Daily News
LDC-IL launches 16 datasets to drive AI research in Indian languages
Published
2 years agoon

The Linguistic Data Consortium for Indian Languages (LDC-IL), operating under the Ministry of Education’s scheme, focuses on creating digital corpora in various Indian languages. During the 8th Project Advisory Committee meeting at the Central Institute of Indian Languages (CIIL) in Mysuru, chaired by Shailendra Mohan, director of CIIL, LDC-IL introduced 16 novel datasets in Indian languages. This ground-breaking initiative aims to advance research in Artificial Intelligence (AI) and Machine Learning (ML) by providing valuable resources.
These datasets, a first of their kind, are designed to support the development of technologies in Indian languages, including Automatic Speech Recognition and Live Voice Translation. They are instrumental in enhancing the precision and efficacy of tools in Indian languages. The datasets encompass 12 scheduled languages like Hindi, Bengali, Tamil, Marathi, Kannada, Malayalam, Odia, Assamese, Konkani, Maithili, Urdu, and Nepali. Additionally, there are two variants of Indian English, specifically the Bengali variant of Indian English and the Kannada variant of English.

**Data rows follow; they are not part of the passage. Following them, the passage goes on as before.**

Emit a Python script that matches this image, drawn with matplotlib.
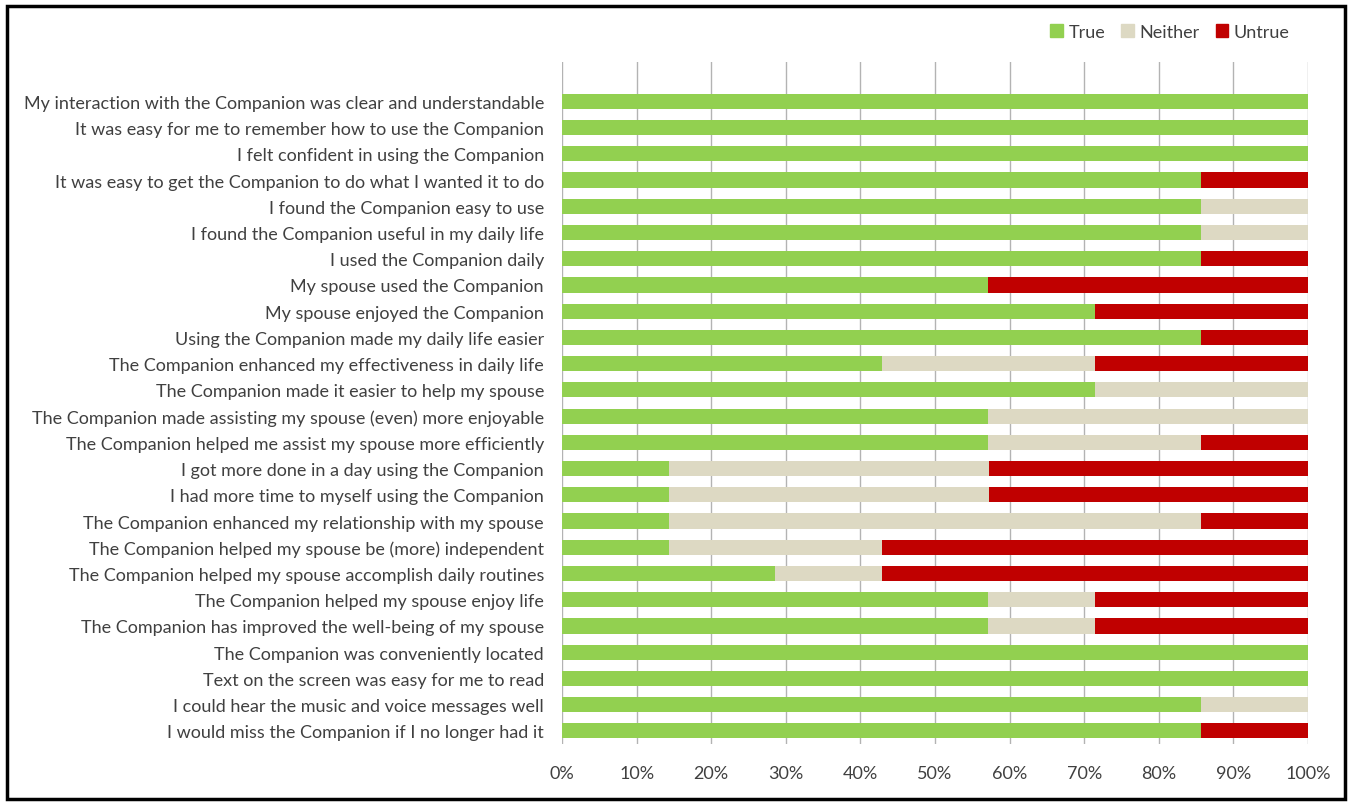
import matplotlib
matplotlib.use("Agg")
import matplotlib.pyplot as plt
from matplotlib.patches import Rectangle, Patch
from matplotlib.ticker import PercentFormatter, MultipleLocator

plt.rcParams['font.family'] = ['Lato', 'DejaVu Sans']

statements = [
    "My interaction with the Companion was clear and understandable",
    "It was easy for me to remember how to use the Companion",
    "I felt confident in using the Companion",
    "It was easy to get the Companion to do what I wanted it to do",
    "I found the Companion easy to use",
    "I found the Companion useful in my daily life",
    "I used the Companion daily",
    "My spouse used the Companion",
    "My spouse enjoyed the Companion",
    "Using the Companion made my daily life easier",
    "The Companion enhanced my effectiveness in daily life",
    "The Companion made it easier to help my spouse",
    "The Companion made assisting my spouse (even) more enjoyable",
    "The Companion helped me assist my spouse more efficiently",
    "I got more done in a day using the Companion",
    "I had more time to myself using the Companion",
    "The Companion enhanced my relationship with my spouse",
    "The Companion helped my spouse be (more) independent",
    "The Companion helped my spouse accomplish daily routines",
    "The Companion helped my spouse enjoy life",
    "The Companion has improved the well-being of my spouse",
    "The Companion was conveniently located",
    "Text on the screen was easy for me to read",
    "I could hear the music and voice messages well",
    "I would miss the Companion if I no longer had it",
]
true_pct = [100, 100, 100, 85.7, 85.7, 85.7, 85.7, 57.1, 71.4, 85.7, 42.9, 71.4, 57.1,
            57.1, 14.3, 14.3, 14.3, 14.3, 28.6, 57.1, 57.1, 100, 100, 85.7, 85.7]
neither_pct = [0, 0, 0, 0, 14.3, 14.3, 0, 0, 0, 0, 28.6, 28.6, 42.9,
               28.6, 42.9, 42.9, 71.4, 28.6, 14.3, 14.3, 14.3, 0, 0, 14.3, 0]
untrue_pct = [0, 0, 0, 14.3, 0, 0, 14.3, 42.9, 28.6, 14.3, 28.6, 0, 0,
              14.3, 42.8, 42.8, 14.3, 57.1, 57.1, 28.6, 28.6, 0, 0, 0, 14.3]
series_names = ["True", "Neither", "Untrue"]
colors = ["#92d050", "#ddd9c3", "#c00000"]

fig = plt.figure(figsize=(13.48, 8.04), dpi=100)
ax = fig.add_axes([562/1348, 1-745/804, (1308-562)/1348, (745-63)/804])

y = list(range(len(statements)))
left = [0]*len(statements)
for vals, name, col in zip([true_pct, neither_pct, untrue_pct], series_names, colors):
    ax.barh(y, vals, left=left, height=0.58, color=col, label=name, zorder=3)
    left = [a+b for a, b in zip(left, vals)]

ax.set_xlim(0, 100)
ax.set_ylim(len(statements)-0.5, -1.5)
ax.set_yticks(y)
ax.set_yticklabels(statements, fontsize=13, color="#404040")
ax.xaxis.set_major_locator(MultipleLocator(10))
ax.xaxis.set_major_formatter(PercentFormatter(decimals=0))
ax.tick_params(axis='x', labelsize=13, labelcolor="#404040", length=0, pad=15)
ax.tick_params(axis='y', length=0, pad=13)
ax.grid(axis='x', color="#b3b3b3", linewidth=1.0, zorder=0)
for s in ax.spines.values():
    s.set_visible(False)

handles = [Patch(color=c, label=n) for n, c in zip(series_names, colors)]
fig.legend(handles=handles, loc='center', bbox_to_anchor=(1170/1348, 1-33/804), ncol=3,
           frameon=False, fontsize=13, handlelength=0.7, handleheight=0.7,
           handletextpad=0.3, columnspacing=0.9, labelcolor="#404040")

fig.patches.append(Rectangle((7/1348, 4/804), 1338/1348, 793/804, transform=fig.transFigure,
                             fill=False, edgecolor="black", linewidth=2.5))

fig.savefig("out.png", dpi=100, facecolor="white")
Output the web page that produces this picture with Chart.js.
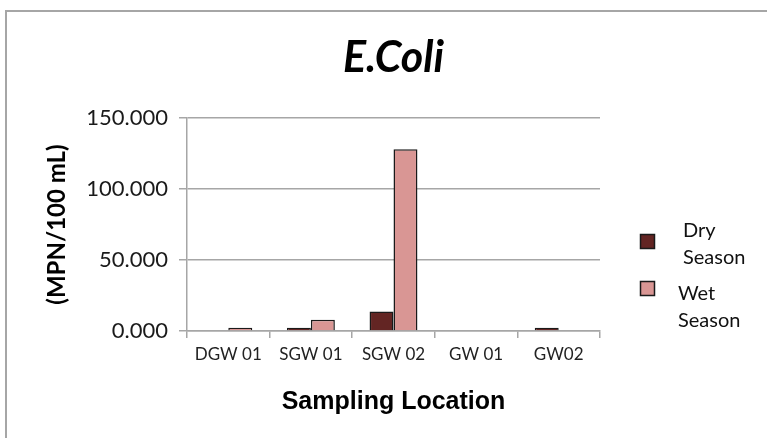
<!DOCTYPE html>
<html>
<head>
<meta charset="utf-8">
<script src="https://cdn.jsdelivr.net/npm/chart.js@4/dist/chart.umd.min.js"></script>
<style>
  html, body { margin: 0; padding: 0; background: #fff; }
  #wrap { position: relative; width: 767px; height: 438px; }
</style>
</head>
<body>
<div id="wrap"><canvas id="c" width="767" height="438"></canvas></div>
<script>
const categories = ['DGW 01', 'SGW 01', 'SGW 02', 'GW 01', 'GW02'];
const drySeason = [0, 2.3, 13.8, 0, 2.3];
const wetSeason = [2.3, 8.0, 128.0, 0, 0];
const seriesNames = ['Dry Season', 'Wet Season'];
const yTickValues = [0, 50, 100, 150];
const yTickLabels = ['0.000', '50.000', '100.000', '150.000'];
const chartTitle = 'E.Coli';

const frame = {
  id: 'frame',
  beforeDraw(chart) {
    const ctx = chart.ctx;
    ctx.save();
    ctx.fillStyle = '#ffffff';
    ctx.fillRect(0, 0, chart.width, chart.height);
    ctx.strokeStyle = '#a6a6a6';
    ctx.lineWidth = 2;
    ctx.strokeRect(6, 11, chart.width + 10, chart.height + 10);
    ctx.restore();
  }
};

const centeredTitle = {
  id: 'centeredTitle',
  afterDraw(chart) {
    const ctx = chart.ctx;
    const a = chart.chartArea;
    ctx.save();
    ctx.fillStyle = '#000';
    ctx.font = 'italic bold 43px Lato';
    ctx.textAlign = 'center';
    ctx.textBaseline = 'middle';
    ctx.fillText(chartTitle, (a.left + a.right) / 2, 58);
    ctx.restore();
  }
};

const sideLegend = {
  id: 'sideLegend',
  afterDraw(chart) {
    const ctx = chart.ctx;
    ctx.save();
    chart.data.datasets.forEach((ds, i) => {
      const bx = 640, by = 234 + i * 47;
      ctx.fillStyle = ds.backgroundColor;
      ctx.fillRect(bx, by, 14, 14);
      ctx.strokeStyle = '#1a1a1a';
      ctx.lineWidth = 1.5;
      ctx.strokeRect(bx + 0.5, by + 0.5, 14, 14);
      ctx.fillStyle = '#111';
      ctx.font = '20px Lato';
      ctx.textBaseline = 'middle';
      ctx.textAlign = 'left';
      const lines = ds.label.split(' ');
      const tx = i === 0 ? 683 : 678;
      const ty = 231 + i * 63;
      lines.forEach((ln, k) => ctx.fillText(ln, tx, ty + k * 27));
    });
    ctx.restore();
  }
};

new Chart(document.getElementById('c'), {
  type: 'bar',
  data: {
    labels: categories,
    datasets: [
      { label: seriesNames[0], data: drySeason, backgroundColor: '#632523', borderColor: '#1a1a1a', borderWidth: 1.5 },
      { label: seriesNames[1], data: wetSeason, backgroundColor: '#d99694', borderColor: '#1a1a1a', borderWidth: 1.5 }
    ]
  },
  options: {
    responsive: false,
    animation: false,
    devicePixelRatio: 1,
    layout: { padding: { left: 0, right: 167, top: 118, bottom: 20 } },
    datasets: { bar: { barPercentage: 1, categoryPercentage: 0.58 } },
    plugins: {
      legend: { display: false },
      tooltip: { enabled: false },
      title: { display: false }
    },
    scales: {
      x: {
        afterFit(s) { s.height = 87; },
        grid: { offset: true, drawOnChartArea: false, drawTicks: true, tickLength: 7, color: '#a6a6a6', lineWidth: 1.5 },
        border: { display: true, color: '#a6a6a6', width: 1.5 },
        ticks: { color: '#222', font: { family: 'Lato', size: 17 }, padding: 6, maxRotation: 0, autoSkip: false },
        title: {
          display: true,
          text: 'Sampling Location',
          color: '#000',
          font: { family: 'Liberation Sans', size: 25, weight: 'bold' },
          padding: { top: 0, bottom: 1 }
        }
      },
      y: {
        min: 0,
        max: 150,
        afterFit(s) { s.width = 187; },
        afterBuildTicks(s) { s.ticks = yTickValues.map(v => ({ value: v })); },
        grid: { color: '#a6a6a6', lineWidth: 1.5, drawTicks: true, tickLength: 8 },
        border: { display: true, color: '#a6a6a6', width: 1.5 },
        ticks: {
          color: '#1a1a1a',
          font: { family: 'Lato', size: 22 },
          padding: 11,
          callback(v) { const i = yTickValues.indexOf(v); return i >= 0 ? yTickLabels[i] : ''; }
        },
        title: {
          display: true,
          text: '(MPN/100 mL)',
          color: '#000',
          font: { family: 'Lato', size: 24, weight: 'bold' },
          padding: { top: 43, bottom: 0 }
        }
      }
    }
  },
  plugins: [frame, centeredTitle, sideLegend]
});
</script>
</body>
</html>
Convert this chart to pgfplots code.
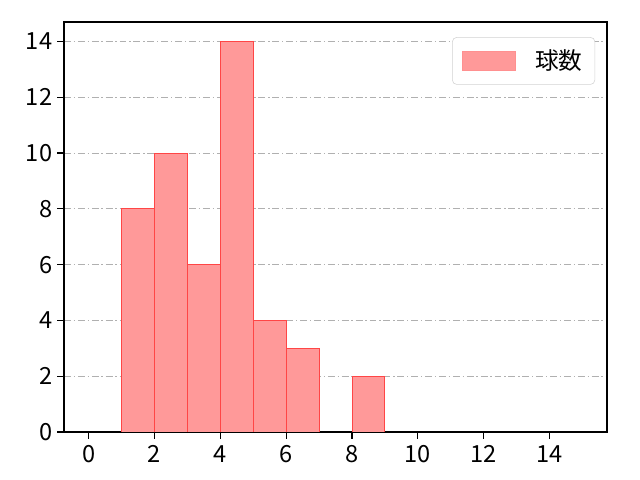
\documentclass[border=0pt]{standalone}
\usepackage{pgfplots}
\pgfplotsset{compat=1.18}
\usepackage{fontspec}
\setmainfont{Noto Sans CJK JP}
\definecolor{barfill}{RGB}{255,153,153}
\definecolor{baredge}{RGB}{255,70,70}
\definecolor{gridgray}{RGB}{176,176,176}
\begin{document}
\begin{tikzpicture}[x=1pt,y=1pt]
\begin{axis}[
    scale only axis,
    width=391pt, height=295.2pt,
    xmin=-0.75, xmax=15.75,
    ymin=0, ymax=14.7,
    xtick={0,2,...,14}, ytick={0,2,...,14},
    xtick pos=bottom, ytick pos=left,
    tick align=outside,
    major tick length=5pt,
    tick style={black, line width=0.9pt},
    axis line style={line width=0.9pt},
    x tick label style={yshift=-1pt},
    ymajorgrids,
    grid style={gridgray, dash pattern=on 5pt off 2pt on 1pt off 2pt, line width=0.6pt},
    font=\fontsize{17}{19}\selectfont,
    /pgf/number format/assume math mode=true,
    legend style={at={(rel axis cs:0.978,0.963)}, anchor=north east, draw=gray!35,
        rounded corners=3pt, inner xsep=7pt, inner ysep=7pt,
        font=\fontsize{17}{19}\selectfont},
    legend image code/.code={\draw[sharp corners, fill=barfill, draw=baredge!60, line width=0.5pt] (0pt,-6.5pt) rectangle (38pt,7pt);},
    legend cell align=left,
]
\addplot[ybar interval, fill=barfill, draw=baredge, line width=0.6pt] coordinates {
    (1,8) (2,10) (3,6) (4,14) (5,4) (6,3) (7,3)
};
\addlegendentry{\hspace{12pt}球数}
\addplot[ybar interval, fill=barfill, draw=baredge, line width=0.6pt, forget plot] coordinates {
    (8,2) (9,2)
};
\end{axis}
\path (current axis.south west) ++(-46.08pt,-34.56pt) coordinate (bbsw);
\path (current axis.north east) ++(23.76pt,15.84pt) coordinate (bbne);
\pgfresetboundingbox
\useasboundingbox (bbsw) rectangle (bbne);
\end{tikzpicture}
\end{document}
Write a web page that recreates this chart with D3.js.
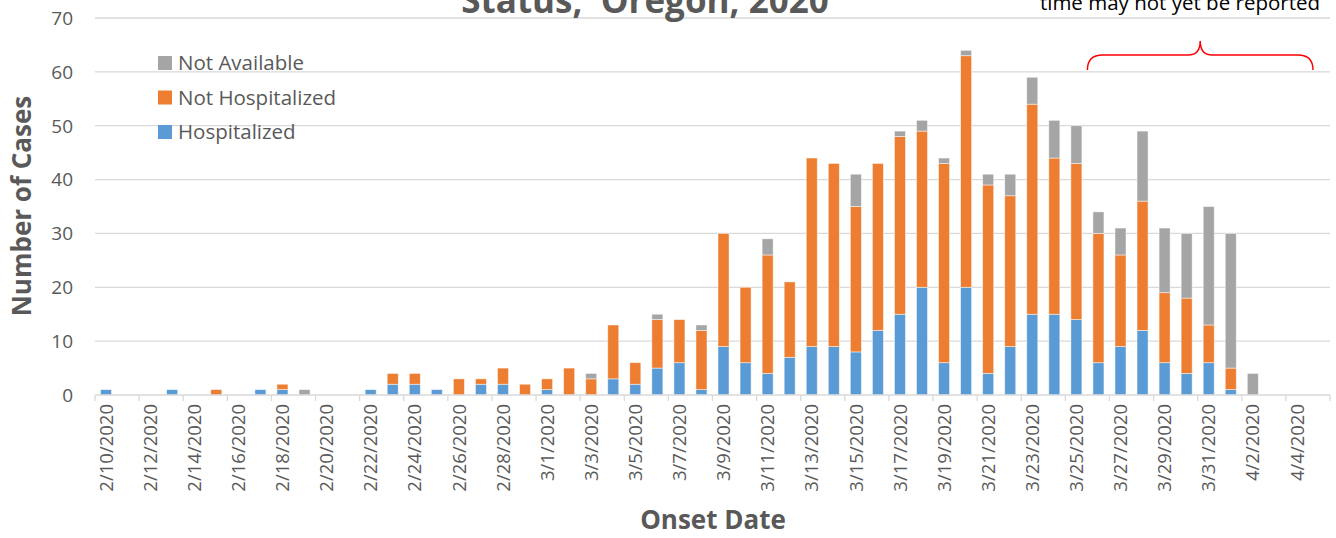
<!DOCTYPE html>
<html>
<head>
<meta charset="utf-8">
<script src="https://cdn.jsdelivr.net/npm/d3@7"></script>
<style>
  body { margin: 0; background: #fff; }
  svg { display: block; font-family: "Open Sans", "Noto Sans", sans-serif; }
</style>
</head>
<body>
<svg id="chart" width="1336" height="538"></svg>
<script>
// onset dates, 2/10/2020 .. 4/5/2020 (one category per day)
const dates = [
  "2/10/2020", "2/11/2020", "2/12/2020", "2/13/2020", "2/14/2020", "2/15/2020", "2/16/2020",
  "2/17/2020", "2/18/2020", "2/19/2020", "2/20/2020", "2/21/2020", "2/22/2020", "2/23/2020",
  "2/24/2020", "2/25/2020", "2/26/2020", "2/27/2020", "2/28/2020", "2/29/2020", "3/1/2020",
  "3/2/2020", "3/3/2020", "3/4/2020", "3/5/2020", "3/6/2020", "3/7/2020", "3/8/2020",
  "3/9/2020", "3/10/2020", "3/11/2020", "3/12/2020", "3/13/2020", "3/14/2020", "3/15/2020",
  "3/16/2020", "3/17/2020", "3/18/2020", "3/19/2020", "3/20/2020", "3/21/2020", "3/22/2020",
  "3/23/2020", "3/24/2020", "3/25/2020", "3/26/2020", "3/27/2020", "3/28/2020", "3/29/2020",
  "3/30/2020", "3/31/2020", "4/1/2020", "4/2/2020", "4/3/2020", "4/4/2020", "4/5/2020"
];

const hospitalized = [
  1, 0, 0, 1, 0, 0, 0, 1, 1, 0, 0, 0, 1, 2, 2, 1, 0, 2, 2, 0, 1,
  0, 0, 3, 2, 5, 6, 1, 9, 6, 4, 7, 9, 9, 8, 12, 15, 20, 6, 20, 4,
  9, 15, 15, 14, 6, 9, 12, 6, 4, 6, 1, 0, 0, 0, 0
];

const notHospitalized = [
  0, 0, 0, 0, 0, 1, 0, 0, 1, 0, 0, 0, 0, 2, 2, 0, 3, 1, 3, 2, 2,
  5, 3, 10, 4, 9, 8, 11, 21, 14, 22, 14, 35, 34, 27, 31, 33, 29, 37, 43, 35,
  28, 39, 29, 29, 24, 17, 24, 13, 14, 7, 4, 0, 0, 0, 0
];

const notAvailable = [
  0, 0, 0, 0, 0, 0, 0, 0, 0, 1, 0, 0, 0, 0, 0, 0, 0, 0, 0, 0, 0,
  0, 1, 0, 0, 1, 0, 1, 0, 0, 3, 0, 0, 0, 6, 0, 1, 2, 1, 1, 2,
  4, 5, 7, 7, 4, 5, 13, 12, 12, 22, 25, 4, 0, 0, 0
];

const yTicks = [0, 10, 20, 30, 40, 50, 60, 70];

const seriesKeys = ["Hospitalized", "Not Hospitalized", "Not Available"];
const colors = { "Hospitalized": "#5b9bd5", "Not Hospitalized": "#ed7d31", "Not Available": "#a5a5a5" };

const rows = dates.map((d, i) => ({
  date: d,
  "Hospitalized": hospitalized[i],
  "Not Hospitalized": notHospitalized[i],
  "Not Available": notAvailable[i]
}));

const svg = d3.select("#chart");
const plotLeft = 95, plotRight = 1330, plotTop = 18, plotBottom = 395;
const textGrey = "#595959";

const x = d3.scaleBand()
  .domain(dates)
  .range([plotLeft, plotRight])
  .paddingInner(0.5)
  .paddingOuter(0.25);

const y = d3.scaleLinear().domain([0, 70]).range([plotBottom, plotTop]);

// gridlines
svg.append("g")
  .selectAll("line")
  .data(yTicks.filter(t => t > 0))
  .join("line")
  .attr("x1", plotLeft).attr("x2", plotRight)
  .attr("y1", d => y(d)).attr("y2", d => y(d))
  .attr("stroke", "#d9d9d9").attr("stroke-width", 1.3);

// y tick labels
svg.append("g")
  .selectAll("text")
  .data(yTicks)
  .join("text")
  .attr("x", 73)
  .attr("y", d => y(d))
  .attr("dy", "0.36em")
  .attr("text-anchor", "end")
  .attr("font-size", 19)
  .attr("fill", textGrey)
  .text(d => d);

// stacked bars
const stacked = d3.stack().keys(seriesKeys)(rows);
svg.append("g")
  .selectAll("g")
  .data(stacked)
  .join("g")
  .attr("fill", d => colors[d.key])
  .selectAll("rect")
  .data(d => d.filter(s => s[1] > s[0]))
  .join("rect")
  .attr("x", d => x(d.data.date))
  .attr("width", x.bandwidth())
  .attr("y", d => y(d[1]))
  .attr("height", d => y(d[0]) - y(d[1]))
  .attr("stroke", "#ffffff")
  .attr("stroke-opacity", 0.6)
  .attr("stroke-width", 0.8);

// x axis line and tick marks between every second category
svg.append("line")
  .attr("x1", plotLeft).attr("x2", plotRight)
  .attr("y1", plotBottom).attr("y2", plotBottom)
  .attr("stroke", "#d9d9d9").attr("stroke-width", 1.3);

const gap = (x.step() - x.bandwidth()) / 2;
const tickPos = dates.filter((d, i) => i % 2 === 0).map(d => x(d) - gap);
tickPos.push(plotRight);
svg.append("g")
  .selectAll("line")
  .data(tickPos)
  .join("line")
  .attr("x1", d => d).attr("x2", d => d)
  .attr("y1", plotBottom).attr("y2", plotBottom + 6)
  .attr("stroke", "#d9d9d9").attr("stroke-width", 1.3);

// x tick labels, every second date
svg.append("g")
  .selectAll("text")
  .data(dates.filter((d, i) => i % 2 === 0))
  .join("text")
  .attr("transform", d => `translate(${x(d) + x.bandwidth() / 2},404) rotate(-90)`)
  .attr("dy", "0.36em")
  .attr("text-anchor", "end")
  .attr("font-size", 18.5)
  .attr("fill", textGrey)
  .text(d => d);

// axis titles
svg.append("text")
  .attr("transform", "translate(22,206) rotate(-90)")
  .attr("dy", "0.36em")
  .attr("text-anchor", "middle")
  .attr("font-size", 26)
  .attr("font-weight", "bold")
  .attr("fill", textGrey)
  .text("Number of Cases");

svg.append("text")
  .attr("x", 713)
  .attr("y", 529)
  .attr("text-anchor", "middle")
  .attr("font-size", 26)
  .attr("font-weight", "bold")
  .attr("fill", textGrey)
  .text("Onset Date");

// chart title (first line is cut off above the frame)
svg.append("text")
  .attr("x", 645)
  .attr("y", 13)
  .attr("text-anchor", "middle")
  .attr("font-size", 35)
  .attr("font-weight", "bold")
  .attr("fill", textGrey)
  .attr("xml:space", "preserve")
  .text("Status,  Oregon, 2020");

// legend
const legendOrder = ["Not Available", "Not Hospitalized", "Hospitalized"];
const legend = svg.append("g")
  .selectAll("g")
  .data(legendOrder)
  .join("g")
  .attr("transform", (d, i) => `translate(158,${63 + i * 34.5})`);
legend.append("rect")
  .attr("x", 0).attr("y", -7)
  .attr("width", 14).attr("height", 14)
  .attr("fill", d => colors[d]);
legend.append("text")
  .attr("x", 20)
  .attr("dy", "0.36em")
  .attr("font-size", 20.5)
  .attr("fill", textGrey)
  .text(d => d);

// note about recent onsets
svg.append("text")
  .attr("x", 1320)
  .attr("y", 10)
  .attr("text-anchor", "end")
  .attr("font-size", 20.5)
  .attr("fill", "#000")
  .text("time may not yet be reported");

// red curly brace over the last days
const bx0 = x("3/26/2020") - gap, bx1 = plotRight - 17;
const bmid = (bx0 + bx1) / 2;
const brace = d3.path();
brace.moveTo(bx0, 70);
brace.quadraticCurveTo(bx0, 55, bx0 + 15, 55);
brace.lineTo(bmid - 12, 55);
brace.quadraticCurveTo(bmid, 55, bmid, 41);
brace.quadraticCurveTo(bmid, 55, bmid + 12, 55);
brace.lineTo(bx1 - 15, 55);
brace.quadraticCurveTo(bx1, 55, bx1, 70);
svg.append("path")
  .attr("d", brace.toString())
  .attr("fill", "none")
  .attr("stroke", "#ff0000")
  .attr("stroke-width", 1.5);
</script>
</body>
</html>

In a notable move, the institute also released datasets for Chhattisgarhi, traditionally grouped with Hindi. This reflects the government’s commitment to advancing education and technology for all mother tongues in India, aligning with the recommendations of the National Education Policy-2020.
The availability of these datasets on the Data Distribution Portal of LDC-IL, accessible at https://data.ldcil.org, marks a significant contribution to linguistic research and the AI and ML development landscape. The Linguistic Data Consortium for Indian Languages, as the largest repository of curated text and speech resources in Indian languages, now boasts a total of 57 datasets covering 21 Indian languages.
These datasets, distinct from real-world data collected from verified sources rather than crowd-sourced, serve as crucial resources for training and benchmarking AI and Generative AI-based technologies. The applications derived from these datasets are expected to promote and strengthen linguistic diversity in India.